• _RECORD SET_

○ ○ ○ ○ ○ ○ ○

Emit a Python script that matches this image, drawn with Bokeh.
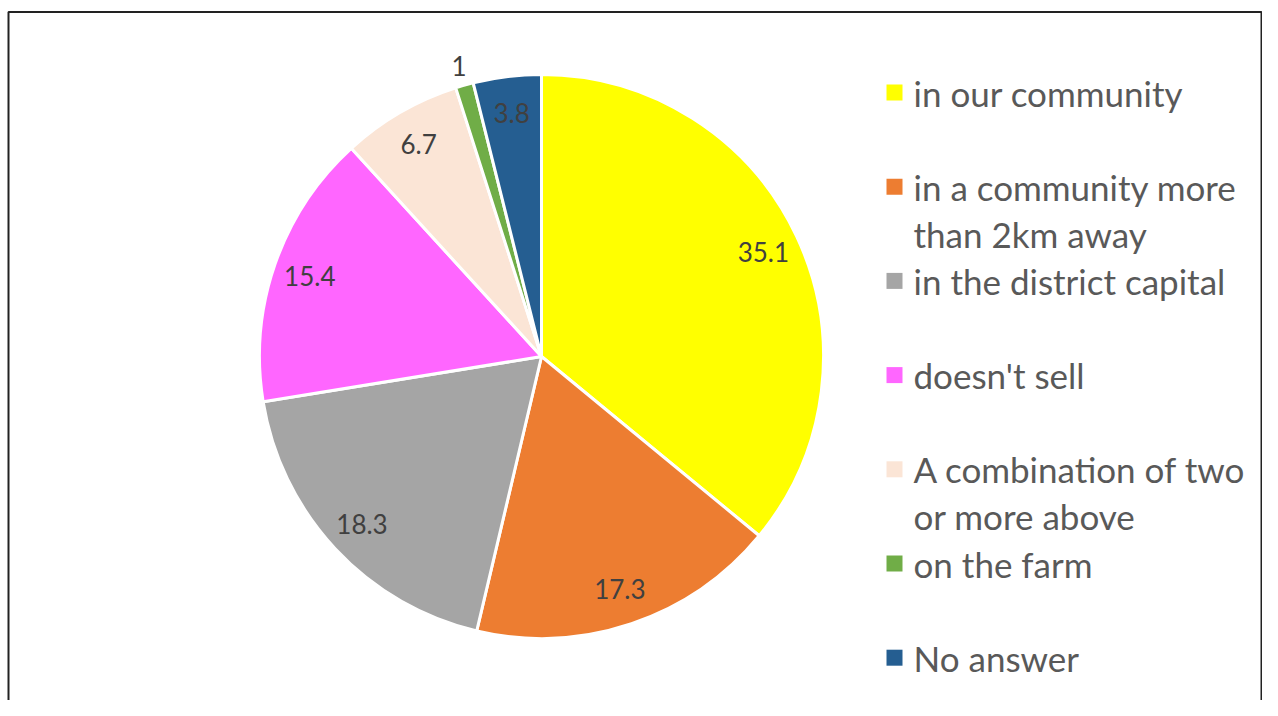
import math
from bokeh.plotting import figure
from bokeh.models import Range1d
from bokeh.core.properties import value
from bokeh.embed import file_html
from bokeh.resources import INLINE

# ---- data ----
categories = [
    "in our community",
    "in a community more\nthan 2km away",
    "in the district capital",
    "doesn't sell",
    "A combination of two\nor more above",
    "on the farm",
    "No answer",
]
values = [35.1, 17.3, 18.3, 15.4, 6.7, 1.0, 3.8]
labels = ["35.1", "17.3", "18.3", "15.4", "6.7", "1", "3.8"]
colors = ["#FFFF00", "#ED7D31", "#A5A5A5", "#FF66FF", "#FBE5D6", "#70AD47", "#255E91"]

# ---- layout (pixels from the picture's top-left) ----
W, H = 1262, 700
def sy(y):  # picture y -> data y
    return H - y

CX, CY, R = 541, sy(356), 282

p = figure(width=W, height=H, output_backend="svg", toolbar_location=None,
           x_range=Range1d(0, W), y_range=Range1d(0, H),
           x_axis_location=None, y_axis_location=None, min_border=0)
p.grid.visible = False
p.outline_line_color = None
p.background_fill_color = "white"
p.border_fill_color = "white"

total = sum(values)
starts, ends, mids = [], [], []
cum = 0.0
for v in values:
    a0 = math.pi / 2 - 2 * math.pi * cum / total
    cum += v
    a1 = math.pi / 2 - 2 * math.pi * cum / total
    starts.append(a0)
    ends.append(a1)
    mids.append((a0 + a1) / 2)

p.wedge(x=CX, y=CY, radius=R, start_angle=starts, end_angle=ends,
        direction="clock", fill_color=colors, line_color="white", line_width=3)

# data labels
lx, ly = [], []
for v, m in zip(values, mids):
    rr = R * (1.07 if v < 2 else 0.87)
    lx.append(CX + rr * math.cos(m))
    ly.append(CY + rr * math.sin(m))
p.text(x=lx, y=ly, text=labels, text_font=value("Lato"), text_font_size="26px",
       text_color="#404040", text_align="center", text_baseline="middle")

# legend
LEG_Y0, LEG_STEP, LINE_STEP = 92, 94.2, 47
sq_x, sq_y, tx, ty, tt = [], [], [], [], []
for i, (cat, col) in enumerate(zip(categories, colors)):
    yc = LEG_Y0 + i * LEG_STEP
    sq_x.append(894)
    sq_y.append(sy(yc))
    for j, line in enumerate(cat.split("\n")):
        tx.append(913)
        ty.append(sy(yc + j * LINE_STEP))
        tt.append(line)
p.rect(x=sq_x, y=sq_y, width=16, height=16, fill_color=colors, line_color=None)
p.text(x=tx, y=ty, text=tt, text_font=value("Lato"), text_font_size="35px",
       text_color="#595959", text_align="left", text_baseline="middle")

# frame
p.line(x=[8, 8, 1261, 1261], y=[-10, sy(11.5), sy(11.5), -10], line_color="#222222", line_width=2)

open("out.html", "w").write(file_html(p, INLINE))
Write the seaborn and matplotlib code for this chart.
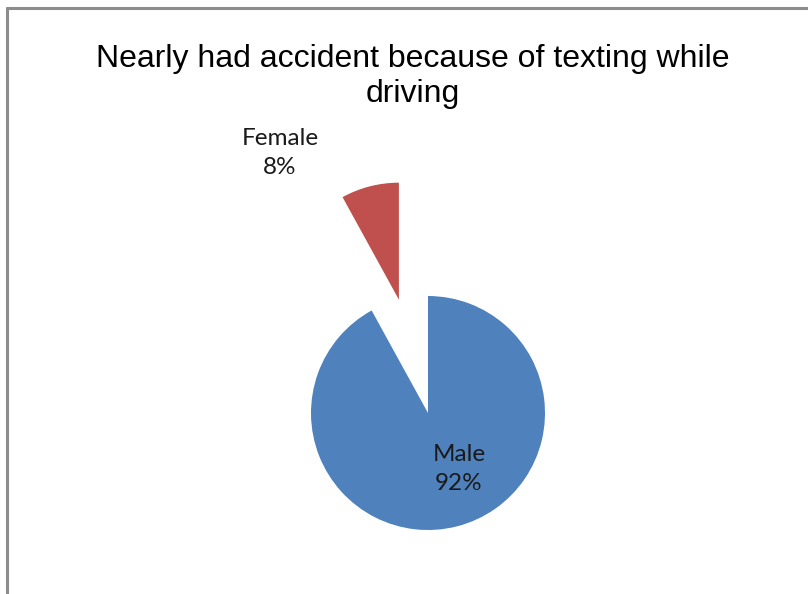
import matplotlib
matplotlib.use("Agg")
import matplotlib.pyplot as plt
from matplotlib.lines import Line2D
import seaborn as sns

# Survey answers by gender
categories = ["Male", "Female"]
shares = [92, 8]
colors = ["#4F81BD", "#C0504D"]
title = "Nearly had accident because of texting while\ndriving"

sns.set_theme(style="white")
plt.rcParams["font.family"] = ["Liberation Sans", "DejaVu Sans"]

W, H = 808, 594
fig = plt.figure(figsize=(W / 100, H / 100), dpi=100)
fig.patch.set_facecolor("white")

# Pie axes: centre at (428, 413) px, radius 117 px
cx, cy, r = 428, 413, 117
L = 2.1
S = 2 * L * r
ax = fig.add_axes([(cx - S / 2) / W, (H - cy - S / 2) / H, S / W, S / H])

wedges, _ = ax.pie(shares, colors=colors, startangle=90, counterclock=False,
                   explode=[0, 1.0], radius=1,
                   wedgeprops=dict(linewidth=0))
ax.set_xlim(-L, L)
ax.set_ylim(-L, L)
ax.set_aspect("equal")
ax.axis("off")
for w in wedges:
    w.set_clip_on(False)

label_pos = {"Male": (0.265, -0.478), "Female": (-1.265, 2.225)}
for name, val in zip(categories, shares):
    x, y = label_pos[name]
    ax.text(x, y, f"{name}\n{val}%", ha="center", va="center",
            fontsize=17.5, family=["Lato", "DejaVu Sans"], color="#1a1a1a",
            linespacing=1.45, clip_on=False)

fig.text(413 / W, 1 - 76.5 / H, title, ha="center", va="center",
         fontsize=23, color="black", linespacing=1.2)

# Chart frame (top and left edges)
fig.add_artist(Line2D([7 / W, 1], [1 - 8 / H, 1 - 8 / H],
                      transform=fig.transFigure, color="#8c8c8c", lw=2.2))
fig.add_artist(Line2D([7 / W, 7 / W], [0, 1 - 8 / H],
                      transform=fig.transFigure, color="#8c8c8c", lw=2.2))

fig.savefig("out.png", dpi=100, facecolor="white")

○ ○ ○ ○ ○ ○ ○

• _PROBLEM STATEMENT_
Please restate the material above line by line, exactly, beginning at its first line and ending with the line that contains "from bokeh.resources import INLINE", without any pictures.

• _REPLY_
Emit a Python script that matches this image, drawn with Bokeh.
import math
from bokeh.plotting import figure
from bokeh.models import Range1d
from bokeh.core.properties import value
from bokeh.embed import file_html
from bokeh.resources import INLINE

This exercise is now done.